>> Begin Recorded data

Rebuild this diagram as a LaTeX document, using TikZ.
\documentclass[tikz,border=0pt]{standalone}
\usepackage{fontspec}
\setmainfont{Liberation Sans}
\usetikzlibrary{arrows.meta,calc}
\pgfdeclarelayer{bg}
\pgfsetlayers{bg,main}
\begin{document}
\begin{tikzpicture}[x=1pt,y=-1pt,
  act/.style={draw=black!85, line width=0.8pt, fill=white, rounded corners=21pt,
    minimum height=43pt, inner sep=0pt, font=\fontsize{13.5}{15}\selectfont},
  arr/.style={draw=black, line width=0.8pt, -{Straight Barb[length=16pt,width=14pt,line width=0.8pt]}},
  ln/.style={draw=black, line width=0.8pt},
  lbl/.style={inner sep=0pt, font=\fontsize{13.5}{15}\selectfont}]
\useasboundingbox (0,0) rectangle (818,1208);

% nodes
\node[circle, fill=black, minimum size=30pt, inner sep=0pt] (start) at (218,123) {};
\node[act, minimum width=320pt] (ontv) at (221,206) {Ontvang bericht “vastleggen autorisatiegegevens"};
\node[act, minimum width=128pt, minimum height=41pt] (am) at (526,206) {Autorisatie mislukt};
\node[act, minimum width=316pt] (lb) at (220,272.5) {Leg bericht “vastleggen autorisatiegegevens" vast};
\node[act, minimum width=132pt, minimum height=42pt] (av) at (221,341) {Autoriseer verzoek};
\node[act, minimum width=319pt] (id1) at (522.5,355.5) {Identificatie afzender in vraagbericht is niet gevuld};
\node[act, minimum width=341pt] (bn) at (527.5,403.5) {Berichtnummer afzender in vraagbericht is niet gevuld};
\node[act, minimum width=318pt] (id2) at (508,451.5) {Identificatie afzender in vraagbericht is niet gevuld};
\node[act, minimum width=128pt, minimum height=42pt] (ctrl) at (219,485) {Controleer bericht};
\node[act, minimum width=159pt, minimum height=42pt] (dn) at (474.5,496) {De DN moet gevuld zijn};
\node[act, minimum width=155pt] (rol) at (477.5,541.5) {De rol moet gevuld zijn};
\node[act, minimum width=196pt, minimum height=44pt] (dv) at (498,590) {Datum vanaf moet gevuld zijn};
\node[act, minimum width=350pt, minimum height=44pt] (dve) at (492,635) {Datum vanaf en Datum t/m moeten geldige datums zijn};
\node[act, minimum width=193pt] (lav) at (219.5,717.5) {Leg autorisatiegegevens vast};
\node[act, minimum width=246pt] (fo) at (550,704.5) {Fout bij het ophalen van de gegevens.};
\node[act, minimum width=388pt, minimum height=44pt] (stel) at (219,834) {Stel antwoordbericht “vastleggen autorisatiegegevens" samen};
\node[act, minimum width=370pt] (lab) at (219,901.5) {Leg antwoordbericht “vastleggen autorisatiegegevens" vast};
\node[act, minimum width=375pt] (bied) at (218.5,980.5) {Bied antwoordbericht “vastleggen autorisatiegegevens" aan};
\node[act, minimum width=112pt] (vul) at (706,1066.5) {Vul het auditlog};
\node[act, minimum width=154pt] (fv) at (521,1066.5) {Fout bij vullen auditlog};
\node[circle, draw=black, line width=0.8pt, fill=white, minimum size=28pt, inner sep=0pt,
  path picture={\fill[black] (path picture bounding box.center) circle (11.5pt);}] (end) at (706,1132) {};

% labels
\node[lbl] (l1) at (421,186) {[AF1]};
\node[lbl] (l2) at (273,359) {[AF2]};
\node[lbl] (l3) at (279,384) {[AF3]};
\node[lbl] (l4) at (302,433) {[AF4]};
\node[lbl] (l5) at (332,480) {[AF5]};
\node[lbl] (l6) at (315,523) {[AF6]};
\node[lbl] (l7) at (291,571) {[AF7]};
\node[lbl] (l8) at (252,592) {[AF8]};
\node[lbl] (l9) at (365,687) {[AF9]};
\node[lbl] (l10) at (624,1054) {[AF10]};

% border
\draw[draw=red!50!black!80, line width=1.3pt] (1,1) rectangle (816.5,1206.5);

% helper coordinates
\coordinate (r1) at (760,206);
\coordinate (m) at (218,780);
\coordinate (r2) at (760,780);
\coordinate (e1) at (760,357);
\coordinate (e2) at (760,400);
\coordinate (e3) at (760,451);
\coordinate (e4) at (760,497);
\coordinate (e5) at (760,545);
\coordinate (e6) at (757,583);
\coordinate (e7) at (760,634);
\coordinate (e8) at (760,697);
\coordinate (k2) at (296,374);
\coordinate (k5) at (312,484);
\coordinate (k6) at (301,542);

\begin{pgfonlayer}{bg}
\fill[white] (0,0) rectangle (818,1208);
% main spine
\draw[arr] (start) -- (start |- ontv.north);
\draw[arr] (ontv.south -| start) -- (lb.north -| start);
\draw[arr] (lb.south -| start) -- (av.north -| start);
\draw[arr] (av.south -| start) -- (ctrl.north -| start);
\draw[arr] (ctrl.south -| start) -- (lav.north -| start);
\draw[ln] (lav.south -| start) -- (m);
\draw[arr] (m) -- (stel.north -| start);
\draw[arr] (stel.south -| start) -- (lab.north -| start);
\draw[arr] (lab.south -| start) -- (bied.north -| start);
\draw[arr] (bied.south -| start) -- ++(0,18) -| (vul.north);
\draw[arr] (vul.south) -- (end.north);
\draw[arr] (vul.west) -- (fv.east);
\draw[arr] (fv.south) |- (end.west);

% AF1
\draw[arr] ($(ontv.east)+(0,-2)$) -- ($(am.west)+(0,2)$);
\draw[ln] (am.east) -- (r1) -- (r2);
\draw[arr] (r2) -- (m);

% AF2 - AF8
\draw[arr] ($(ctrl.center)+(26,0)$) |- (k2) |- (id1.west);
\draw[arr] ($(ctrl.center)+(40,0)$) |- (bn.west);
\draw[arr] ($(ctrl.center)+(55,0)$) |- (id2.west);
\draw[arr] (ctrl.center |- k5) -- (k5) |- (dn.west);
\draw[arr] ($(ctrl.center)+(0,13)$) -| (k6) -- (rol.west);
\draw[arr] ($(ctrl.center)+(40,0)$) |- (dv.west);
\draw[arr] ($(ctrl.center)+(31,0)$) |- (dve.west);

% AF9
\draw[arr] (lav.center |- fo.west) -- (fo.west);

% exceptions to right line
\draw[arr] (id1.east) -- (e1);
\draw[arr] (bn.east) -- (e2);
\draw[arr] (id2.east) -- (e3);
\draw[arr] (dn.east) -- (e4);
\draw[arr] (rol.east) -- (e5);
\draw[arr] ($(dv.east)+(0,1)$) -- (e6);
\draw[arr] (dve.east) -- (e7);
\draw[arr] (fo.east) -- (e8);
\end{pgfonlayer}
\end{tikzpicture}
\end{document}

>> End Recorded data

Take the listing above and set it down exactly.

Rebuild this diagram as a LaTeX document, using TikZ.
\documentclass[tikz,border=0pt]{standalone}
\usepackage{fontspec}
\setmainfont{Liberation Sans}
\usetikzlibrary{arrows.meta,calc}
\pgfdeclarelayer{bg}
\pgfsetlayers{bg,main}
\begin{document}
\begin{tikzpicture}[x=1pt,y=-1pt,
  act/.style={draw=black!85, line width=0.8pt, fill=white, rounded corners=21pt,
    minimum height=43pt, inner sep=0pt, font=\fontsize{13.5}{15}\selectfont},
  arr/.style={draw=black, line width=0.8pt, -{Straight Barb[length=16pt,width=14pt,line width=0.8pt]}},
  ln/.style={draw=black, line width=0.8pt},
  lbl/.style={inner sep=0pt, font=\fontsize{13.5}{15}\selectfont}]
\useasboundingbox (0,0) rectangle (818,1208);

% nodes
\node[circle, fill=black, minimum size=30pt, inner sep=0pt] (start) at (218,123) {};
\node[act, minimum width=320pt] (ontv) at (221,206) {Ontvang bericht “vastleggen autorisatiegegevens"};
\node[act, minimum width=128pt, minimum height=41pt] (am) at (526,206) {Autorisatie mislukt};
\node[act, minimum width=316pt] (lb) at (220,272.5) {Leg bericht “vastleggen autorisatiegegevens" vast};
\node[act, minimum width=132pt, minimum height=42pt] (av) at (221,341) {Autoriseer verzoek};
\node[act, minimum width=319pt] (id1) at (522.5,355.5) {Identificatie afzender in vraagbericht is niet gevuld};
\node[act, minimum width=341pt] (bn) at (527.5,403.5) {Berichtnummer afzender in vraagbericht is niet gevuld};
\node[act, minimum width=318pt] (id2) at (508,451.5) {Identificatie afzender in vraagbericht is niet gevuld};
\node[act, minimum width=128pt, minimum height=42pt] (ctrl) at (219,485) {Controleer bericht};
\node[act, minimum width=159pt, minimum height=42pt] (dn) at (474.5,496) {De DN moet gevuld zijn};
\node[act, minimum width=155pt] (rol) at (477.5,541.5) {De rol moet gevuld zijn};
\node[act, minimum width=196pt, minimum height=44pt] (dv) at (498,590) {Datum vanaf moet gevuld zijn};
\node[act, minimum width=350pt, minimum height=44pt] (dve) at (492,635) {Datum vanaf en Datum t/m moeten geldige datums zijn};
\node[act, minimum width=193pt] (lav) at (219.5,717.5) {Leg autorisatiegegevens vast};
\node[act, minimum width=246pt] (fo) at (550,704.5) {Fout bij het ophalen van de gegevens.};
\node[act, minimum width=388pt, minimum height=44pt] (stel) at (219,834) {Stel antwoordbericht “vastleggen autorisatiegegevens" samen};
\node[act, minimum width=370pt] (lab) at (219,901.5) {Leg antwoordbericht “vastleggen autorisatiegegevens" vast};
\node[act, minimum width=375pt] (bied) at (218.5,980.5) {Bied antwoordbericht “vastleggen autorisatiegegevens" aan};
\node[act, minimum width=112pt] (vul) at (706,1066.5) {Vul het auditlog};
\node[act, minimum width=154pt] (fv) at (521,1066.5) {Fout bij vullen auditlog};
\node[circle, draw=black, line width=0.8pt, fill=white, minimum size=28pt, inner sep=0pt,
  path picture={\fill[black] (path picture bounding box.center) circle (11.5pt);}] (end) at (706,1132) {};

% labels
\node[lbl] (l1) at (421,186) {[AF1]};
\node[lbl] (l2) at (273,359) {[AF2]};
\node[lbl] (l3) at (279,384) {[AF3]};
\node[lbl] (l4) at (302,433) {[AF4]};
\node[lbl] (l5) at (332,480) {[AF5]};
\node[lbl] (l6) at (315,523) {[AF6]};
\node[lbl] (l7) at (291,571) {[AF7]};
\node[lbl] (l8) at (252,592) {[AF8]};
\node[lbl] (l9) at (365,687) {[AF9]};
\node[lbl] (l10) at (624,1054) {[AF10]};

% border
\draw[draw=red!50!black!80, line width=1.3pt] (1,1) rectangle (816.5,1206.5);

% helper coordinates
\coordinate (r1) at (760,206);
\coordinate (m) at (218,780);
\coordinate (r2) at (760,780);
\coordinate (e1) at (760,357);
\coordinate (e2) at (760,400);
\coordinate (e3) at (760,451);
\coordinate (e4) at (760,497);
\coordinate (e5) at (760,545);
\coordinate (e6) at (757,583);
\coordinate (e7) at (760,634);
\coordinate (e8) at (760,697);
\coordinate (k2) at (296,374);
\coordinate (k5) at (312,484);
\coordinate (k6) at (301,542);

\begin{pgfonlayer}{bg}
\fill[white] (0,0) rectangle (818,1208);
% main spine
\draw[arr] (start) -- (start |- ontv.north);
\draw[arr] (ontv.south -| start) -- (lb.north -| start);
\draw[arr] (lb.south -| start) -- (av.north -| start);
\draw[arr] (av.south -| start) -- (ctrl.north -| start);
\draw[arr] (ctrl.south -| start) -- (lav.north -| start);
\draw[ln] (lav.south -| start) -- (m);
\draw[arr] (m) -- (stel.north -| start);
\draw[arr] (stel.south -| start) -- (lab.north -| start);
\draw[arr] (lab.south -| start) -- (bied.north -| start);
\draw[arr] (bied.south -| start) -- ++(0,18) -| (vul.north);
\draw[arr] (vul.south) -- (end.north);
\draw[arr] (vul.west) -- (fv.east);
\draw[arr] (fv.south) |- (end.west);

% AF1
\draw[arr] ($(ontv.east)+(0,-2)$) -- ($(am.west)+(0,2)$);
\draw[ln] (am.east) -- (r1) -- (r2);
\draw[arr] (r2) -- (m);

% AF2 - AF8
\draw[arr] ($(ctrl.center)+(26,0)$) |- (k2) |- (id1.west);
\draw[arr] ($(ctrl.center)+(40,0)$) |- (bn.west);
\draw[arr] ($(ctrl.center)+(55,0)$) |- (id2.west);
\draw[arr] (ctrl.center |- k5) -- (k5) |- (dn.west);
\draw[arr] ($(ctrl.center)+(0,13)$) -| (k6) -- (rol.west);
\draw[arr] ($(ctrl.center)+(40,0)$) |- (dv.west);
\draw[arr] ($(ctrl.center)+(31,0)$) |- (dve.west);

% AF9
\draw[arr] (lav.center |- fo.west) -- (fo.west);

% exceptions to right line
\draw[arr] (id1.east) -- (e1);
\draw[arr] (bn.east) -- (e2);
\draw[arr] (id2.east) -- (e3);
\draw[arr] (dn.east) -- (e4);
\draw[arr] (rol.east) -- (e5);
\draw[arr] ($(dv.east)+(0,1)$) -- (e6);
\draw[arr] (dve.east) -- (e7);
\draw[arr] (fo.east) -- (e8);
\end{pgfonlayer}
\end{tikzpicture}
\end{document}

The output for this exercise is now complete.